- _SHORT EXERCISE_: Extract the listing below in full, unchanged.

- _RAW DATA_:
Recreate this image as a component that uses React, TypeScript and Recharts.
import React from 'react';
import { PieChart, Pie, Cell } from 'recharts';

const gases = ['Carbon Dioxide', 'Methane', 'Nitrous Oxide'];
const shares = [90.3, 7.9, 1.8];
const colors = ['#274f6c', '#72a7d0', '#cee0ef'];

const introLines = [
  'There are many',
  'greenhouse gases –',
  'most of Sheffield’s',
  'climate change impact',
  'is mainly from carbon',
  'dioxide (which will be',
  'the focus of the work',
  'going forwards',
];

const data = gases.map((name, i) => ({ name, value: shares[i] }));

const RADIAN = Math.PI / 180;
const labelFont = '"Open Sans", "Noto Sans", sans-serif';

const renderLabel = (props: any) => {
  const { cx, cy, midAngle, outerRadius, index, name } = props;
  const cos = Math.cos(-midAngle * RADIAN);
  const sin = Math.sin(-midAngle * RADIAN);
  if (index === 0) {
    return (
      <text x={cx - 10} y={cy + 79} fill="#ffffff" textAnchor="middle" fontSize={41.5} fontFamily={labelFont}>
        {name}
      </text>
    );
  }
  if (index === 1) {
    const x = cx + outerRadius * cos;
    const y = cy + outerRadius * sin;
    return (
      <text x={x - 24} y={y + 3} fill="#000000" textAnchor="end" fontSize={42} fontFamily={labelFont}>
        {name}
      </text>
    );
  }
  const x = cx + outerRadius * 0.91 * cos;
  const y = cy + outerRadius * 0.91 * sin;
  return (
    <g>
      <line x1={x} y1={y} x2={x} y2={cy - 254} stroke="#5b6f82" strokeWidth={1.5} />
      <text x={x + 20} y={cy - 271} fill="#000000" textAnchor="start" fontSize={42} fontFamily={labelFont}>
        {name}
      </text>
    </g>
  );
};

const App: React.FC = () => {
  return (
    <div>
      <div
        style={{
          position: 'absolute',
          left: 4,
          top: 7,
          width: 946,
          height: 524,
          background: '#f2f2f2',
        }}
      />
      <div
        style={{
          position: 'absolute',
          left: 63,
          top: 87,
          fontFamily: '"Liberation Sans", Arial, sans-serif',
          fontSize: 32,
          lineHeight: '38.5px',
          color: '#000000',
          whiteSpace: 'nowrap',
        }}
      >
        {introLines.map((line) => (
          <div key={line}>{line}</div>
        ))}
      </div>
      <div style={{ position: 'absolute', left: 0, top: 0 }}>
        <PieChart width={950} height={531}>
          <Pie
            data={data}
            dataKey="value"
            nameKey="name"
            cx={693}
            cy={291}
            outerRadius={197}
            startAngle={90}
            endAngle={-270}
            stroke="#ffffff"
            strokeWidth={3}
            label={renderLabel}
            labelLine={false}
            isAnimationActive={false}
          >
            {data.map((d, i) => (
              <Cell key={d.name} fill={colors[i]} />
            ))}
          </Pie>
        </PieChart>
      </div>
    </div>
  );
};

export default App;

- _REPLY TO THE EXERCISE_:
Recreate this image as a component that uses React, TypeScript and Recharts.
import React from 'react';
import { PieChart, Pie, Cell } from 'recharts';

const gases = ['Carbon Dioxide', 'Methane', 'Nitrous Oxide'];
const shares = [90.3, 7.9, 1.8];
const colors = ['#274f6c', '#72a7d0', '#cee0ef'];

const introLines = [
  'There are many',
  'greenhouse gases –',
  'most of Sheffield’s',
  'climate change impact',
  'is mainly from carbon',
  'dioxide (which will be',
  'the focus of the work',
  'going forwards',
];

const data = gases.map((name, i) => ({ name, value: shares[i] }));

const RADIAN = Math.PI / 180;
const labelFont = '"Open Sans", "Noto Sans", sans-serif';

const renderLabel = (props: any) => {
  const { cx, cy, midAngle, outerRadius, index, name } = props;
  const cos = Math.cos(-midAngle * RADIAN);
  const sin = Math.sin(-midAngle * RADIAN);
  if (index === 0) {
    return (
      <text x={cx - 10} y={cy + 79} fill="#ffffff" textAnchor="middle" fontSize={41.5} fontFamily={labelFont}>
        {name}
      </text>
    );
  }
  if (index === 1) {
    const x = cx + outerRadius * cos;
    const y = cy + outerRadius * sin;
    return (
      <text x={x - 24} y={y + 3} fill="#000000" textAnchor="end" fontSize={42} fontFamily={labelFont}>
        {name}
      </text>
    );
  }
  const x = cx + outerRadius * 0.91 * cos;
  const y = cy + outerRadius * 0.91 * sin;
  return (
    <g>
      <line x1={x} y1={y} x2={x} y2={cy - 254} stroke="#5b6f82" strokeWidth={1.5} />
      <text x={x + 20} y={cy - 271} fill="#000000" textAnchor="start" fontSize={42} fontFamily={labelFont}>
        {name}
      </text>
    </g>
  );
};

const App: React.FC = () => {
  return (
    <div>
      <div
        style={{
          position: 'absolute',
          left: 4,
          top: 7,
          width: 946,
          height: 524,
          background: '#f2f2f2',
        }}
      />
      <div
        style={{
          position: 'absolute',
          left: 63,
          top: 87,
          fontFamily: '"Liberation Sans", Arial, sans-serif',
          fontSize: 32,
          lineHeight: '38.5px',
          color: '#000000',
          whiteSpace: 'nowrap',
        }}
      >
        {introLines.map((line) => (
          <div key={line}>{line}</div>
        ))}
      </div>
      <div style={{ position: 'absolute', left: 0, top: 0 }}>
        <PieChart width={950} height={531}>
          <Pie
            data={data}
            dataKey="value"
            nameKey="name"
            cx={693}
            cy={291}
            outerRadius={197}
            startAngle={90}
            endAngle={-270}
            stroke="#ffffff"
            strokeWidth={3}
            label={renderLabel}
            labelLine={false}
            isAnimationActive={false}
          >
            {data.map((d, i) => (
              <Cell key={d.name} fill={colors[i]} />
            ))}
          </Pie>
        </PieChart>
      </div>
    </div>
  );
};

export default App;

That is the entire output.